== Items

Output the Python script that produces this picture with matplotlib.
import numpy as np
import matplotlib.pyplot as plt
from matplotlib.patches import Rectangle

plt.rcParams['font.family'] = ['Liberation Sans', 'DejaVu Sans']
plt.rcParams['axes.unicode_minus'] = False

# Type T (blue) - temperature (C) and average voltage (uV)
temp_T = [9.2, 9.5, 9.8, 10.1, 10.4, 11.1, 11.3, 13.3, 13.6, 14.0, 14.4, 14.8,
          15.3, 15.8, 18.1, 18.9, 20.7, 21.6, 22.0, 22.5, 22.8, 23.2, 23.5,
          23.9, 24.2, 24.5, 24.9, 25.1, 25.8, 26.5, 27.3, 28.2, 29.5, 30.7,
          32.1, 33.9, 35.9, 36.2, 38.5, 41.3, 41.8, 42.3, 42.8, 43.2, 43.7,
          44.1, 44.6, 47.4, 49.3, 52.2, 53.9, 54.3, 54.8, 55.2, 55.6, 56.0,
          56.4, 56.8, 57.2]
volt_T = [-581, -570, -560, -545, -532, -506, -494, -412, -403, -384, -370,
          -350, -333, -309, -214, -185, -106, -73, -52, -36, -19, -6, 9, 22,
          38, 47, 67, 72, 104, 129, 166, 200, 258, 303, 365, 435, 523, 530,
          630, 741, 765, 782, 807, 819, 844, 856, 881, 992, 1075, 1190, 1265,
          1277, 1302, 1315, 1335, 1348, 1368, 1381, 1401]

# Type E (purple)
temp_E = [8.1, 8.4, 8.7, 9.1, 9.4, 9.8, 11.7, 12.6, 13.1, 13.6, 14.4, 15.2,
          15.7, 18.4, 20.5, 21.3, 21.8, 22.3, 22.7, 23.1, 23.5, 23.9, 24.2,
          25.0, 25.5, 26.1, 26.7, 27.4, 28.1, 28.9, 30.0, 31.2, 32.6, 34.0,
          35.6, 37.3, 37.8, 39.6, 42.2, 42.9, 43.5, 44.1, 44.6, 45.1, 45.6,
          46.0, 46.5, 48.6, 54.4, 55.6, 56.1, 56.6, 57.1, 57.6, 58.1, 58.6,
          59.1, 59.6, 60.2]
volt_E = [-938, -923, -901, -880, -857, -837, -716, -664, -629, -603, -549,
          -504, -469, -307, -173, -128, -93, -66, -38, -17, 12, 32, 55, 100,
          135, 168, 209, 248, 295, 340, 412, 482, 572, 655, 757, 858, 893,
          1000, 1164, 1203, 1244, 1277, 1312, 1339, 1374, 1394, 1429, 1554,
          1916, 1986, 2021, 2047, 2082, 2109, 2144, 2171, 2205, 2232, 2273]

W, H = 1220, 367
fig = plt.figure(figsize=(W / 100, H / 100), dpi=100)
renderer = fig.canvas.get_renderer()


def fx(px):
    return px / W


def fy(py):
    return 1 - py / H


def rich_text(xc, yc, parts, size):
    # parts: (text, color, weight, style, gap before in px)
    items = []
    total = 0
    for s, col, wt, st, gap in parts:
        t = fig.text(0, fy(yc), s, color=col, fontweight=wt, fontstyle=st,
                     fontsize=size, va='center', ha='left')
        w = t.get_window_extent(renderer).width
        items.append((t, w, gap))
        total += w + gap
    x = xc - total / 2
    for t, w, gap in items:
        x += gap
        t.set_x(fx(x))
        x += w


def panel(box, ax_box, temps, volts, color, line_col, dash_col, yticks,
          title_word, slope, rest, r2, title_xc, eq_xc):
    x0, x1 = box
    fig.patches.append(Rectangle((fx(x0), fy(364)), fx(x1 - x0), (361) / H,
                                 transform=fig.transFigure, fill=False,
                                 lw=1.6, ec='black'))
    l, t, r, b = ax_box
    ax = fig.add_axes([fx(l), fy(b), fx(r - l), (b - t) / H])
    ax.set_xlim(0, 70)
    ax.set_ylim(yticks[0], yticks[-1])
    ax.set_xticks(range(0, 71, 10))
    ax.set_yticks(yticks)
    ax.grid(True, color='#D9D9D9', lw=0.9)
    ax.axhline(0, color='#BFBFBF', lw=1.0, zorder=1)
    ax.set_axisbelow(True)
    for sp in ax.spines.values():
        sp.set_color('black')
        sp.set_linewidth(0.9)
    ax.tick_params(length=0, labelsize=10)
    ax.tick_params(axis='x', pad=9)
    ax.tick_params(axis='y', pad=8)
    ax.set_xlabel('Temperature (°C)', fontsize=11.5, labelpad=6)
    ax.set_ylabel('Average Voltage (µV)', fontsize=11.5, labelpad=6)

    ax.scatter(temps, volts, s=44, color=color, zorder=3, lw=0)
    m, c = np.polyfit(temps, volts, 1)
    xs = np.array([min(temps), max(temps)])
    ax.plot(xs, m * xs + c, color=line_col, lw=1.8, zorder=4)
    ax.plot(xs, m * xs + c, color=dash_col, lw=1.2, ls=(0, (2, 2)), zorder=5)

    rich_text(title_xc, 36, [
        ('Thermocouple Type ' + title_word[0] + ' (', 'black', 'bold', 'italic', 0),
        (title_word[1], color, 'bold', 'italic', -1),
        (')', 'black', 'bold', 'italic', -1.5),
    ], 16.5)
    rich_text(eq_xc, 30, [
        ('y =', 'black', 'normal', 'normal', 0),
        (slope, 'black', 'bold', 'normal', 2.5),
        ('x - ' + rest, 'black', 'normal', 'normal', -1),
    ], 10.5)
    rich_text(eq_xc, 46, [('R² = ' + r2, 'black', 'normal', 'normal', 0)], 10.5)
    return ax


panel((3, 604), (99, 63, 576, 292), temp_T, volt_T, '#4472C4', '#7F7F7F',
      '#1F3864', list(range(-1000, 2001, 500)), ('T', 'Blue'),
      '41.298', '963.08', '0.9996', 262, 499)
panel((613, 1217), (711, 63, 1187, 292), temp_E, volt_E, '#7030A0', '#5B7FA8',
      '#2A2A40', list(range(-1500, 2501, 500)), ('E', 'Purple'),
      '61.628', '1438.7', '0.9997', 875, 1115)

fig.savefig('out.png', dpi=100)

====
== Items

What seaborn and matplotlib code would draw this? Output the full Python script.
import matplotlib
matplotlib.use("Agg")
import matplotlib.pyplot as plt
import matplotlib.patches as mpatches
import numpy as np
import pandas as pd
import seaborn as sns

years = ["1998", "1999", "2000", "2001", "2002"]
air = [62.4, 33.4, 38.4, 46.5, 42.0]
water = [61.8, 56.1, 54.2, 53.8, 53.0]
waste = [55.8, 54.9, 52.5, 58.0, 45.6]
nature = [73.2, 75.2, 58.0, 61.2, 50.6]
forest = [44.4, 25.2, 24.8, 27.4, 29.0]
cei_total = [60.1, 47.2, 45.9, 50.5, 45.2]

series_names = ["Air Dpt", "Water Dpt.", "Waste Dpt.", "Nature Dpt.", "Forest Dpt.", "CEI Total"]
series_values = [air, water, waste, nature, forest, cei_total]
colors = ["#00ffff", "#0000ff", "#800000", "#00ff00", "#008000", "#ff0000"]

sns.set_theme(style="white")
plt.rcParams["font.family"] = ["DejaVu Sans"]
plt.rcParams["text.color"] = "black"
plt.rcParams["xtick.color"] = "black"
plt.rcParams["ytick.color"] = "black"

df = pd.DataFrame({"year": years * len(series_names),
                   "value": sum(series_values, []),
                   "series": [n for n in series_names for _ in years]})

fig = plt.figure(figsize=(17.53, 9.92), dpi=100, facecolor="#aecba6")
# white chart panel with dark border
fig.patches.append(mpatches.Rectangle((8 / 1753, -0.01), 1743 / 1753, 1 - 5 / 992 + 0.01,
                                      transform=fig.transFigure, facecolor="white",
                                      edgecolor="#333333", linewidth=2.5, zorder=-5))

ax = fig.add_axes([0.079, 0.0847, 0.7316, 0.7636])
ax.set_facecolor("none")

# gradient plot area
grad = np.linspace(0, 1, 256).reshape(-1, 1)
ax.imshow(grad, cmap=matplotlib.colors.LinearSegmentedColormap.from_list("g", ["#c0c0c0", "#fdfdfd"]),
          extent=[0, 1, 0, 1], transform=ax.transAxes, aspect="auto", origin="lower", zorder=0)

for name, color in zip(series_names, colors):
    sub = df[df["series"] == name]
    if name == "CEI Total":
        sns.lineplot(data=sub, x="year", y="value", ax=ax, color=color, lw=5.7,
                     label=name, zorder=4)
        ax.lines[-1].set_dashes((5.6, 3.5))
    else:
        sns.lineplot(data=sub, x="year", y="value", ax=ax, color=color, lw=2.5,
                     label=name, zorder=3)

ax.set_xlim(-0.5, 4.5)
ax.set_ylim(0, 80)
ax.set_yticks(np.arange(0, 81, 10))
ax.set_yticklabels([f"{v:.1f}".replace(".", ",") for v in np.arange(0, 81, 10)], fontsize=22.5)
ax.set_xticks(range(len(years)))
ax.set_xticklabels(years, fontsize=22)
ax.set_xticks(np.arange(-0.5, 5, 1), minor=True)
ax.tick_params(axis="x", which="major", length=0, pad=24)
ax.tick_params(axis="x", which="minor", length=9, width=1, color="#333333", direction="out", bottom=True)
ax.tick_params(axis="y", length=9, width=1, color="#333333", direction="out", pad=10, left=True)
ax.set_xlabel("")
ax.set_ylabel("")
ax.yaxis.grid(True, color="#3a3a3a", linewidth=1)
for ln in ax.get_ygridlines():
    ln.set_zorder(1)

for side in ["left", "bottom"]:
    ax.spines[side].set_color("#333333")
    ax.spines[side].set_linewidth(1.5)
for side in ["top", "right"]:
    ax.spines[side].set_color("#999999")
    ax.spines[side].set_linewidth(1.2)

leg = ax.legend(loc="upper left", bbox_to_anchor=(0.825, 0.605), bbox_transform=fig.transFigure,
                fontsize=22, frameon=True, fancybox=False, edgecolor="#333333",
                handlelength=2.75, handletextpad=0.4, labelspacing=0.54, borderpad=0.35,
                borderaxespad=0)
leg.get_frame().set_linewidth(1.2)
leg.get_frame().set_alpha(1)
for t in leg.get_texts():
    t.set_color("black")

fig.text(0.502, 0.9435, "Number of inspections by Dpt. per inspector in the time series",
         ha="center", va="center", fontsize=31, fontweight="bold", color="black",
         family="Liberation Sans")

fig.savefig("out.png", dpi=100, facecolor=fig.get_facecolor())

====

[What you have to do]
Using the entries shown above, reproduce verbatim the lines from the line bearing "Output the Python" to the line bearing "plt.rcParams['axes.unicode_minus'] = False", inclusive.

[Written answer]
Output the Python script that produces this picture with matplotlib.
import numpy as np
import matplotlib.pyplot as plt
from matplotlib.patches import Rectangle

plt.rcParams['font.family'] = ['Liberation Sans', 'DejaVu Sans']
plt.rcParams['axes.unicode_minus'] = False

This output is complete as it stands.